**Aim**. What is to be printed is the span of lines starting at the one containing "Clone this chart in Plotly." and ending at the one containing "group_slots = [0, 7, 12, 15]", reproduced exactly with pictures left out.

**Supplied material**.
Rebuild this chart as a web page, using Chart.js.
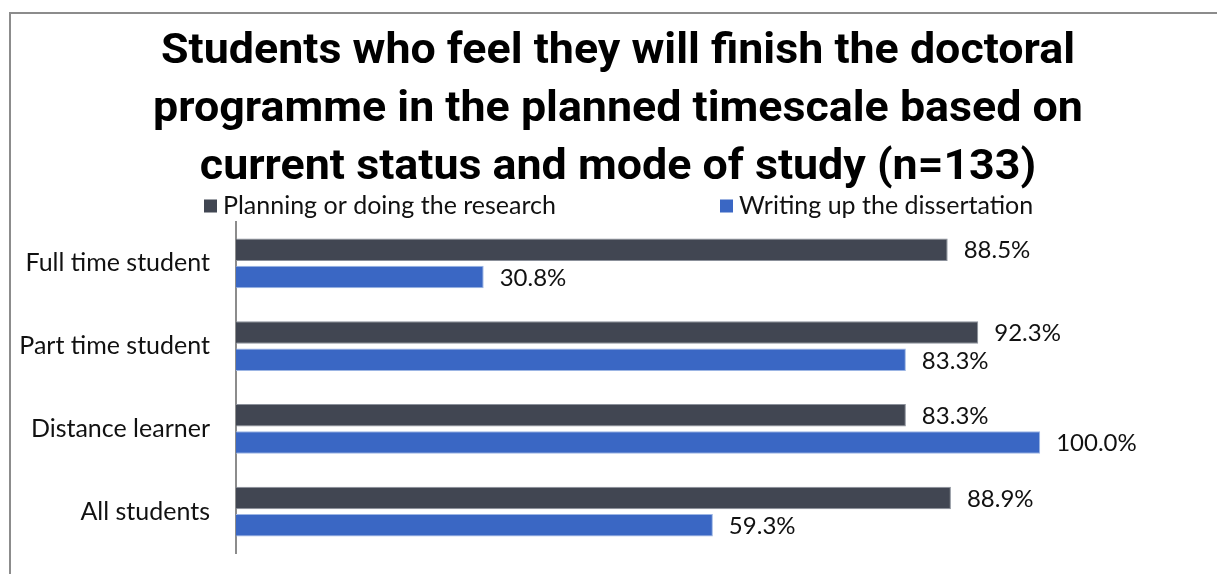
<!DOCTYPE html>
<html>
<head>
<meta charset="utf-8">
<script src="https://cdn.jsdelivr.net/npm/chart.js@4.4.1/dist/chart.umd.min.js"></script>
<style>
  html, body { margin: 0; padding: 0; background: #ffffff; overflow: hidden; }
  #wrap { position: relative; width: 1217px; height: 574px; }
  #frame {
    position: absolute; left: 9px; top: 12px; width: 1400px; height: 800px;
    border-top: 2px solid #8c8c8c; border-left: 2px solid #8c8c8c; box-sizing: border-box;
    pointer-events: none;
  }
  canvas { position: absolute; left: 0; top: 0; }
</style>
</head>
<body>
<div id="wrap">
  <canvas id="chart" width="1217" height="574"></canvas>
  <div id="frame"></div>
</div>
<script>
const categories = ['Full time student', 'Part time student', 'Distance learner', 'All students'];
const seriesNames = ['Planning or doing the research', 'Writing up the dissertation'];
const planningValues = [88.5, 92.3, 83.3, 88.9];
const writingValues = [30.8, 83.3, 100.0, 59.3];
const titleLines = [
  'Students who feel they will finish the doctoral',
  'programme in the planned timescale based on',
  'current status and mode of study (n=133)'
];

const LABEL_FONT = 'Lato, "Open Sans", sans-serif';
const TEXT_COLOR = '#111111';

// Bold title in a condensed setting: the first line is fitted to 914px
// and the same horizontal squeeze is used for every line
const titlePlugin = {
  id: 'narrowTitle',
  afterDraw(chart) {
    const ctx = chart.ctx;
    const cx = 618;
    const baselines = [63, 121, 179];
    ctx.save();
    ctx.font = 'bold 43px Roboto, "Liberation Sans", sans-serif';
    ctx.fillStyle = '#000000';
    ctx.textAlign = 'center';
    ctx.textBaseline = 'alphabetic';
    const squeeze = 914 / ctx.measureText(titleLines[0]).width;
    titleLines.forEach((line, i) => {
      ctx.save();
      ctx.translate(cx, baselines[i]);
      ctx.scale(squeeze, 1);
      ctx.fillText(line, 0, 0);
      ctx.restore();
    });
    ctx.restore();
  }
};

// Legend drawn in the gap between the title and the bars
const legendPlugin = {
  id: 'customLegend',
  afterDraw(chart) {
    const ctx = chart.ctx;
    const xs = [204, 720];
    ctx.save();
    ctx.font = '25px ' + LABEL_FONT;
    ctx.textBaseline = 'middle';
    ctx.textAlign = 'left';
    chart.data.datasets.forEach((ds, i) => {
      const x = xs[i], y = 206;
      ctx.fillStyle = ds.backgroundColor;
      ctx.fillRect(x, y - 6.5, 13, 13);
      ctx.fillStyle = TEXT_COLOR;
      ctx.fillText(ds.label, x + 19, y);
    });
    ctx.restore();
  }
};

// Percentage labels just past the end of each bar
const valueLabelPlugin = {
  id: 'valueLabels',
  afterDatasetsDraw(chart) {
    const ctx = chart.ctx;
    ctx.save();
    ctx.font = '24px ' + LABEL_FONT;
    ctx.textBaseline = 'middle';
    ctx.textAlign = 'left';
    ctx.fillStyle = TEXT_COLOR;
    chart.data.datasets.forEach((ds, di) => {
      chart.getDatasetMeta(di).data.forEach((bar, i) => {
        ctx.fillText(ds.data[i].toFixed(1) + '%', bar.x + 16, bar.y + 1);
      });
    });
    ctx.restore();
  }
};

new Chart(document.getElementById('chart'), {
  type: 'bar',
  data: {
    labels: categories,
    datasets: [
      {
        label: seriesNames[0],
        data: planningValues,
        backgroundColor: '#414652',
        borderColor: '#8b909a',
        borderWidth: 1,
        barPercentage: 0.83,
        categoryPercentage: 0.66
      },
      {
        label: seriesNames[1],
        data: writingValues,
        backgroundColor: '#3a67c4',
        borderColor: '#9cb5e4',
        borderWidth: 1,
        barPercentage: 0.83,
        categoryPercentage: 0.66
      }
    ]
  },
  options: {
    indexAxis: 'y',
    responsive: false,
    animation: false,
    layout: { autoPadding: false, padding: { left: 0, right: 16, top: 222, bottom: 21 } },
    plugins: {
      legend: { display: false },
      tooltip: { enabled: false },
      title: { display: false }
    },
    scales: {
      x: {
        display: false,
        min: 0,
        max: 120
      },
      y: {
        grid: { display: false, drawTicks: false },
        border: { display: true, color: '#8c8c8c', width: 2 },
        ticks: {
          color: TEXT_COLOR,
          padding: 26,
          labelOffset: 0,
          font: { family: LABEL_FONT, size: 25 }
        },
        afterFit(scale) {
          // fixed axis column; labels sit between bar groups, so no overhang padding
          scale.width = 236;
          scale.paddingTop = 0;
          scale.paddingBottom = 0;
        }
      }
    }
  },
  plugins: [titlePlugin, legendPlugin, valueLabelPlugin]
});
</script>
</body>
</html>
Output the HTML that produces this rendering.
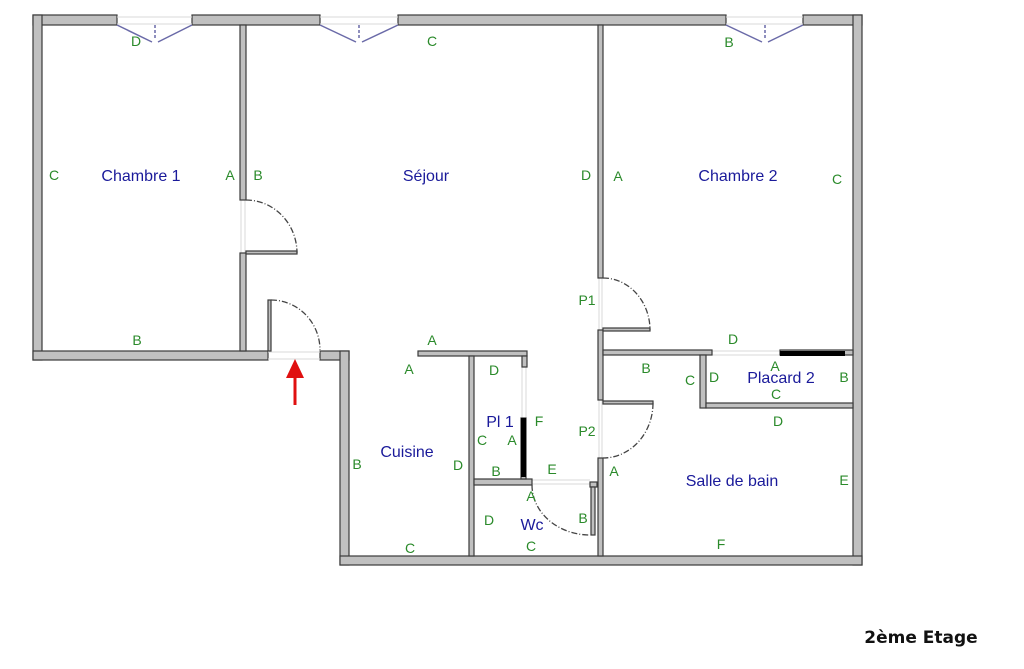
<!DOCTYPE html>
<html><head><meta charset="utf-8"><style>
html,body{margin:0;padding:0;background:#fff;width:1024px;height:669px;overflow:hidden}
svg{display:block}
.w{fill:#c0c0c0;stroke:#3a3a3a;stroke-width:1.2}
.g{fill:#2a8a2a;font-family:"Liberation Sans",sans-serif;font-size:14px;text-anchor:middle}
.b{fill:#1a1a9a;font-family:"Liberation Sans",sans-serif;font-size:16px;text-anchor:middle}
.arc{fill:none;stroke:#444;stroke-width:1.3;stroke-dasharray:6 2 1 2}
.win{fill:none;stroke:#6a6aa8;stroke-width:1.5}
.op{stroke:#d8d8d8;stroke-width:1}
</style></head><body>
<svg width="1024" height="669" viewBox="0 0 1024 669">
<rect class="w" x="33" y="15" width="84" height="10"/>
<rect class="w" x="192" y="15" width="128" height="10"/>
<rect class="w" x="398" y="15" width="328" height="10"/>
<rect class="w" x="803" y="15" width="59" height="10"/>
<rect class="w" x="33" y="15" width="9" height="345"/>
<rect class="w" x="853" y="15" width="9" height="550"/>
<rect class="w" x="33" y="351" width="235" height="9"/>
<rect class="w" x="320" y="351" width="29" height="9"/>
<rect class="w" x="340" y="351" width="9" height="214"/>
<rect class="w" x="340" y="556" width="522" height="9"/>
<g class="op"><line x1="117" y1="17" x2="192" y2="17"/><line x1="117" y1="24" x2="192" y2="24"/>
<line x1="320" y1="17" x2="398" y2="17"/><line x1="320" y1="24" x2="398" y2="24"/>
<line x1="726" y1="17" x2="803" y2="17"/><line x1="726" y1="24" x2="803" y2="24"/>
<line x1="268" y1="352" x2="320" y2="352"/><line x1="268" y1="359" x2="320" y2="359"/>
<line x1="241" y1="200" x2="241" y2="253"/><line x1="245" y1="200" x2="245" y2="253"/>
<line x1="599" y1="278" x2="599" y2="330"/><line x1="602" y1="278" x2="602" y2="330"/>
<line x1="599" y1="400" x2="599" y2="458"/><line x1="602" y1="400" x2="602" y2="458"/>
<line x1="712" y1="351" x2="780" y2="351"/><line x1="712" y1="355" x2="780" y2="355"/>
<line x1="522" y1="367" x2="522" y2="418"/><line x1="526" y1="367" x2="526" y2="418"/>
<line x1="532" y1="480" x2="590" y2="480"/><line x1="532" y1="484" x2="590" y2="484"/></g>
<g class="win">
<polyline points="117,25 152,42"/><polyline points="192,25 158,42"/>
<polyline points="320,25 356,42"/><polyline points="398,25 362,42"/>
<polyline points="726,25 762,42"/><polyline points="803,25 768,42"/>
<line x1="155" y1="25" x2="155" y2="40" stroke-dasharray="3 2"/>
<line x1="359" y1="25" x2="359" y2="40" stroke-dasharray="3 2"/>
<line x1="765" y1="25" x2="765" y2="40" stroke-dasharray="3 2"/>
</g>
<rect class="w" x="240" y="25" width="6" height="175"/>
<rect class="w" x="240" y="253" width="6" height="98"/>
<rect class="w" x="246" y="251" width="51" height="3"/>
<rect class="w" x="268" y="300" width="3" height="51"/>
<rect class="w" x="598" y="25" width="5" height="253"/>
<rect class="w" x="598" y="330" width="5" height="70"/>
<rect class="w" x="603" y="328" width="47" height="3"/>
<rect class="w" x="598" y="458" width="5" height="98"/>
<rect class="w" x="603" y="401" width="50" height="3"/>
<rect class="w" x="603" y="350" width="109" height="5"/>
<rect class="w" x="780" y="350" width="73" height="5"/>
<rect x="780" y="351" width="65" height="5" fill="#000"/>
<rect class="w" x="700" y="355" width="6" height="53"/>
<rect class="w" x="706" y="403" width="147" height="5"/>
<rect class="w" x="418" y="351" width="109" height="5"/>
<rect class="w" x="522" y="356" width="5" height="11"/>
<rect class="w" x="469" y="356" width="5" height="200"/>
<rect class="w" x="474" y="479" width="58" height="6"/>
<rect class="w" x="521" y="418" width="5" height="61"/>
<rect x="521" y="418" width="5" height="59" fill="#000"/>
<rect class="w" x="590" y="482" width="7" height="5"/>
<rect class="w" x="591" y="487" width="4" height="48"/>
<path class="arc" d="M246,200 A51,53 0 0 1 297,253"/>
<path class="arc" d="M271,300 A49,50 0 0 1 320,350"/>
<path class="arc" d="M603,278 A47,52 0 0 1 650,330"/>
<path class="arc" d="M653,403 A50,55 0 0 1 603,458"/>
<path class="arc" d="M532,485 A58,50 0 0 0 590,535"/>
<line x1="295" y1="378" x2="295" y2="405" stroke="#e01010" stroke-width="3"/>
<polygon points="286,378 304,378 295,359" fill="#e01010"/>
<g class="g">
<text x="136" y="46">D</text><text x="432" y="46">C</text><text x="729" y="47">B</text>
<text x="54" y="180">C</text><text x="230" y="180">A</text><text x="258" y="180">B</text>
<text x="586" y="180">D</text><text x="618" y="181">A</text><text x="837" y="184">C</text>
<text x="137" y="345">B</text><text x="587" y="305">P1</text>
<text x="432" y="345">A</text><text x="409" y="374">A</text>
<text x="733" y="344">D</text>
<text x="494" y="375">D</text><text x="646" y="373">B</text><text x="690" y="385">C</text><text x="714" y="382">D</text>
<text x="775" y="371">A</text><text x="844" y="382">B</text><text x="776" y="399">C</text>
<text x="778" y="426">D</text><text x="539" y="426">F</text><text x="587" y="436">P2</text>
<text x="482" y="445">C</text><text x="512" y="445">A</text>
<text x="357" y="469">B</text><text x="458" y="470">D</text>
<text x="496" y="476">B</text><text x="552" y="474">E</text><text x="614" y="476">A</text><text x="844" y="485">E</text>
<text x="531" y="501">A</text><text x="489" y="525">D</text><text x="583" y="523">B</text>
<text x="410" y="553">C</text><text x="531" y="551">C</text><text x="721" y="549">F</text>
</g>
<g class="b">
<text x="141" y="181">Chambre 1</text><text x="426" y="181">Séjour</text><text x="738" y="181">Chambre 2</text>
<text x="781" y="383">Placard 2</text><text x="500" y="427">Pl 1</text>
<text x="407" y="457">Cuisine</text><text x="732" y="486">Salle de bain</text><text x="532" y="530">Wc</text>
</g>
<text x="921" y="643" font-family="'DejaVu Sans',sans-serif" font-weight="bold" font-size="17" text-anchor="middle" fill="#111">2ème Etage</text>
</svg>
</body></html>
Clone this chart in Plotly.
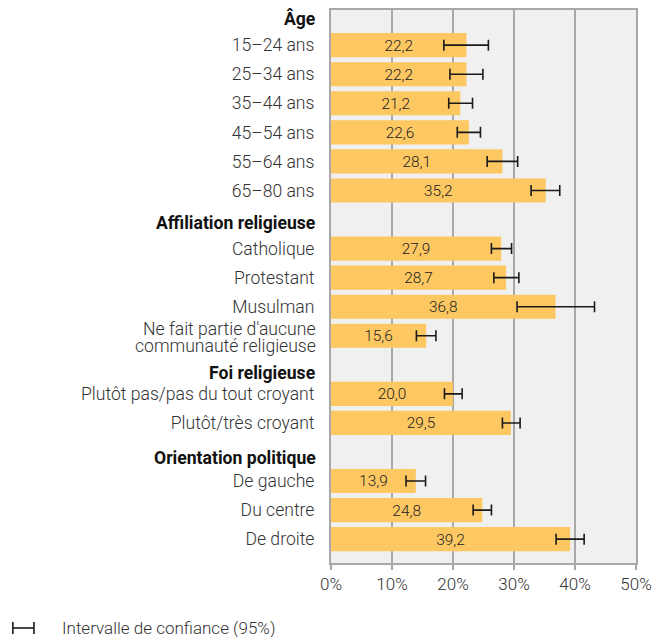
import plotly.graph_objects as go

# group headers and the row slot they sit on
groups = ["Âge", "Affiliation religieuse", "Foi religieuse", "Orientation politique"]
group_slots = [0, 7, 12, 15]

categories = [
    "15–24 ans", "25–34 ans", "35–44 ans", "45–54 ans", "55–64 ans", "65–80 ans",
    "Catholique", "Protestant", "Musulman",
    "Ne fait partie d'aucune<br>communauté religieuse",
    "Plutôt pas/pas du tout croyant", "Plutôt/très croyant",
    "De gauche", "Du centre", "De droite",
]
slots = [1, 2, 3, 4, 5, 6, 8, 9, 10, 11, 13, 14, 16, 17, 18]
values = [22.2, 22.2, 21.2, 22.6, 28.1, 35.2, 27.9, 28.7, 36.8, 15.6, 20.0, 29.5, 13.9, 24.8, 39.2]
ci_low = [18.5, 19.5, 19.3, 20.7, 25.6, 32.8, 26.3, 26.7, 30.5, 14.0, 18.6, 28.1, 12.3, 23.3, 36.9]
ci_high = [25.8, 24.9, 23.2, 24.5, 30.6, 37.5, 29.6, 30.8, 43.2, 17.2, 21.5, 31.0, 15.5, 26.3, 41.5]

x_ticks = [0, 10, 20, 30, 40, 50]
x_labels = ["0%", "10%", "20%", "30%", "40%", "50%"]

BAR = "#FDC762"
FONT = "Roboto"
TXT = dict(family=FONT, size=17, color="#333333", weight=300)
LBL = dict(family=FONT, size=17.6, color="#333333", weight=300)

fig = go.Figure(
    go.Bar(
        x=values,
        y=slots,
        orientation="h",
        width=0.83,
        marker=dict(color=BAR, line=dict(width=0)),
        text=[f"{v:.1f}".replace(".", ",") for v in values],
        textposition="inside",
        insidetextanchor="middle",
        textfont=dict(family=FONT, size=17, color="#222222", weight=300),
        error_x=dict(
            type="data",
            symmetric=False,
            array=[h - v for h, v in zip(ci_high, values)],
            arrayminus=[v - l for l, v in zip(ci_low, values)],
            color="#1a1a1a",
            thickness=1.6,
            width=5.5,
        ),
        hoverinfo="skip",
    )
)

# bold group headers
header_shift = [-2, -3, -8, -6]
for g, s, dy in zip(groups, group_slots, header_shift):
    fig.add_annotation(
        x=0, xref="paper", y=s, yref="y", text=f"<b>{g}</b>",
        xanchor="right", xshift=-13, yshift=dy, showarrow=False,
        font=dict(family=FONT, size=17.6, color="#111111", weight=500),
    )

# category labels: multi-line ones drawn as annotations so the lines sit tight
tick_text = []
for c, s in zip(categories, slots):
    if "<br>" in c:
        tick_text.append("")
        for line, dy in zip(c.split("<br>"), (7, -10)):
            fig.add_annotation(
                x=0, xref="paper", y=s, yref="y", text=line,
                xanchor="right", xshift=-13, yshift=dy, showarrow=False, font=LBL,
            )
    else:
        tick_text.append(c)

# legend for the confidence interval (page body has an 8px margin)
ly = -0.1175
fig.add_shape(type="line", xref="paper", yref="paper", x0=-1.043, x1=-0.974, y0=ly, y1=ly,
              line=dict(color="#1a1a1a", width=1.6))
for xx in (-1.043, -0.974):
    fig.add_shape(type="line", xref="paper", yref="paper", x0=xx, x1=xx, y0=ly + 0.011, y1=ly - 0.011,
                  line=dict(color="#1a1a1a", width=1.6))
fig.add_annotation(
    x=-0.889, xref="paper", y=ly, yref="paper", text="Intervalle de confiance (95%)",
    xanchor="left", yanchor="middle", showarrow=False, font=TXT,
)

fig.update_layout(
    width=658,
    height=629,
    margin=dict(l=323, r=30, t=2, b=74, autoexpand=False),
    paper_bgcolor="white",
    plot_bgcolor="#F0F0F0",
    showlegend=False,
    font=TXT,
)
fig.update_xaxes(
    range=[0, 50],
    tickvals=x_ticks,
    ticktext=x_labels,
    showgrid=True,
    gridcolor="#A8A8A8",
    gridwidth=1.5,
    showline=True,
    mirror=True,
    linecolor="#A8A8A8",
    linewidth=2,
    ticks="outside",
    ticklen=5,
    tickcolor="#A8A8A8",
    tickwidth=1.5,
    zeroline=False,
    tickfont=TXT,
)
fig.update_yaxes(
    range=[18.82, -0.21],
    tickvals=slots,
    ticktext=tick_text,
    showgrid=False,
    zeroline=False,
    showline=True,
    mirror=True,
    linecolor="#A8A8A8",
    linewidth=2,
    ticks="",
    ticklabelstandoff=11,
    tickfont=LBL,
)

fig.write_html("out.html")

**Solution**.
Clone this chart in Plotly.
import plotly.graph_objects as go

# group headers and the row slot they sit on
groups = ["Âge", "Affiliation religieuse", "Foi religieuse", "Orientation politique"]
group_slots = [0, 7, 12, 15]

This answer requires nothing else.